Big losses, growing provisions, slowing profit growth: money is no longer easy in the Gulf, as banks’ third-quarter results brutally showed.
Worst hit has been Kuwait’s Gulf Bank, which in mid-November announced a $1.4 billion loss on investments. The source was sales of foreign exchange derivatives to companies that stopped honouring their obligations. But analysts say the dollar’s appreciation has probably caused similar losses at other Gulf financial institutions.
"Perhaps Gulf Bank was more aggressive in providing foreign exchange derivatives. But similar instruments were sold by other banks in the region," says Mardig Haladijian, financial institutions general manager at Moody’s Investors Service.
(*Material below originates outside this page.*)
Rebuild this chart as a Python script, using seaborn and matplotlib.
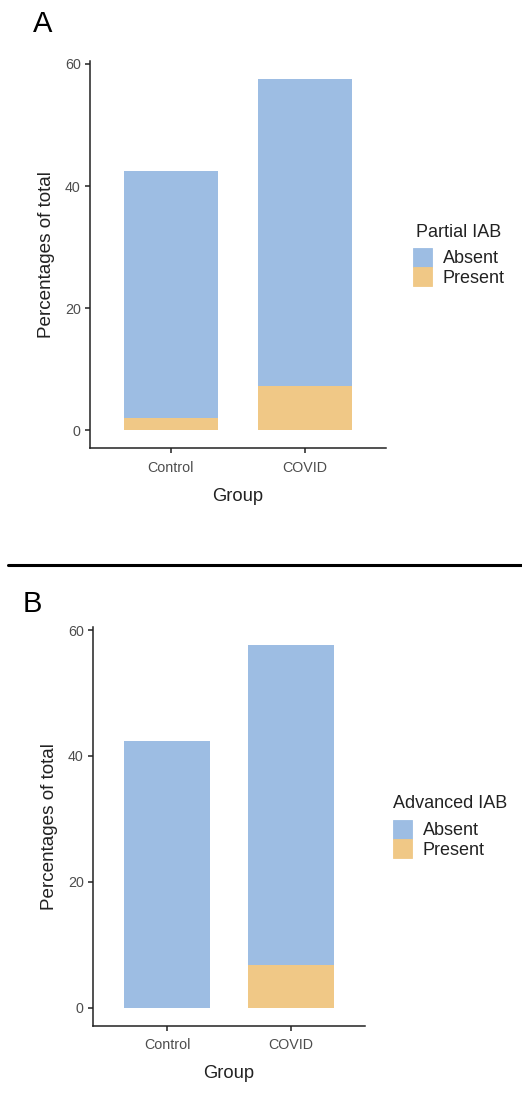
import matplotlib
matplotlib.use("Agg")
import pandas as pd
import matplotlib.pyplot as plt
from matplotlib.patches import Patch
from matplotlib.lines import Line2D
import seaborn as sns

# ---------------------------
# Data (percentages of total)
# ---------------------------
groups = ["Control", "COVID"]
levels = ["Absent", "Present"]
partial_absent = [40.4, 50.4]
partial_present = [2.0, 7.2]
advanced_absent = [42.4, 50.9]
advanced_present = [0.0, 6.7]

blue = "#9dbde3"
orange = "#f0c886"
dark = "#222222"

sns.set_theme(style="ticks")
plt.rcParams["font.family"] = ["Liberation Sans", "DejaVu Sans"]

W, H = 522, 1105
fig = plt.figure(figsize=(W / 100, H / 100), dpi=100)


def panel(rect, absent, present, legend_title, title_pos, keys_pos):
    ax = fig.add_axes(rect)
    df = pd.DataFrame({"Group": groups, "Absent": absent, "Present": present})
    df["Total"] = df["Absent"] + df["Present"]

    # stacked bars: total in blue, present drawn over the bottom part
    sns.barplot(data=df, x="Group", y="Total", order=groups, color=blue,
                width=0.7, saturation=1, linewidth=0, errorbar=None, ax=ax)
    sns.barplot(data=df, x="Group", y="Present", order=groups, color=orange,
                width=0.7, saturation=1, linewidth=0, errorbar=None, ax=ax)

    top = df["Total"].max()
    ax.set_ylim(-0.05 * top, top * 1.05)
    ax.set_xlim(-0.6, 1.6)
    ax.set_yticks([0, 20, 40, 60])
    sns.despine(ax=ax)
    for side in ["left", "bottom"]:
        ax.spines[side].set_linewidth(1.1)
        ax.spines[side].set_color(dark)
    ax.tick_params(length=3.8, width=1.1, color=dark, labelsize=10.3,
                   labelcolor="#4d4d4d")
    ax.tick_params(axis="x", pad=5.2)
    ax.tick_params(axis="y", pad=2.8)
    ax.set_xlabel("Group", fontsize=13.2, color=dark, labelpad=9.5)
    ax.set_ylabel("Percentages of total", fontsize=13.6, color=dark, labelpad=7)

    # legend: title as text, keys stacked right below it
    fig.text(title_pos[0] / W, 1 - title_pos[1] / H, legend_title,
             fontsize=13, color=dark, va="baseline", ha="left")
    handles = [Patch(facecolor=blue, edgecolor=blue, linewidth=0.6),
               Patch(facecolor=orange, edgecolor=orange, linewidth=0.6)]
    leg = fig.legend(handles, levels, loc="upper left",
                     bbox_to_anchor=(keys_pos[0] / W, 1 - keys_pos[1] / H),
                     bbox_transform=fig.transFigure, frameon=False,
                     fontsize=13, handlelength=1.05, handleheight=1.2,
                     labelspacing=0, handletextpad=0.6,
                     borderpad=0, borderaxespad=0)
    for t in leg.get_texts():
        t.set_color(dark)
    return ax


# Panel A: Partial IAB
panel([90 / W, 1 - 448 / H, 295.7 / W, 387 / H],
      partial_absent, partial_present, "Partial IAB", (415.5, 236.7), (413, 248))
fig.text(33 / W, 1 - 32 / H, "A", fontsize=21, va="baseline", color="black")

# separator line
fig.add_artist(Line2D([8 / W, 1], [1 - 565 / H, 1 - 565 / H], color="black",
                      lw=2.2, transform=fig.transFigure))

# Panel B: Advanced IAB
panel([93 / W, 1 - 1025.7 / H, 272 / W, 398.7 / H],
      advanced_absent, advanced_present, "Advanced IAB", (392.7, 808), (392.7, 820))
fig.text(23 / W, 1 - 611.7 / H, "B", fontsize=21, va="baseline", color="black")

fig.savefig("out.png", dpi=100)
In Bahrain, three firms announced losses of about $200 million each last month. Investcorp, the region’s biggest independent private equity company, took a $200 million mark-to-market loss, thanks to holdings of funds of hedge funds. Gulf International Bank had to write down $284 million from its third-quarter results. CFO Stephen Williams tells Euromoney it was written down against bonds issued by Lehman Brothers and other distressed institutions in the west. It was also attributable to the bank’s one remaining structured investment vehicle.
"This SIV had longer-term funding than the ones we had previously provisioned against but it couldn’t withstand the collapse of Lehman Brothers and the knock-on effect of that," says Williams.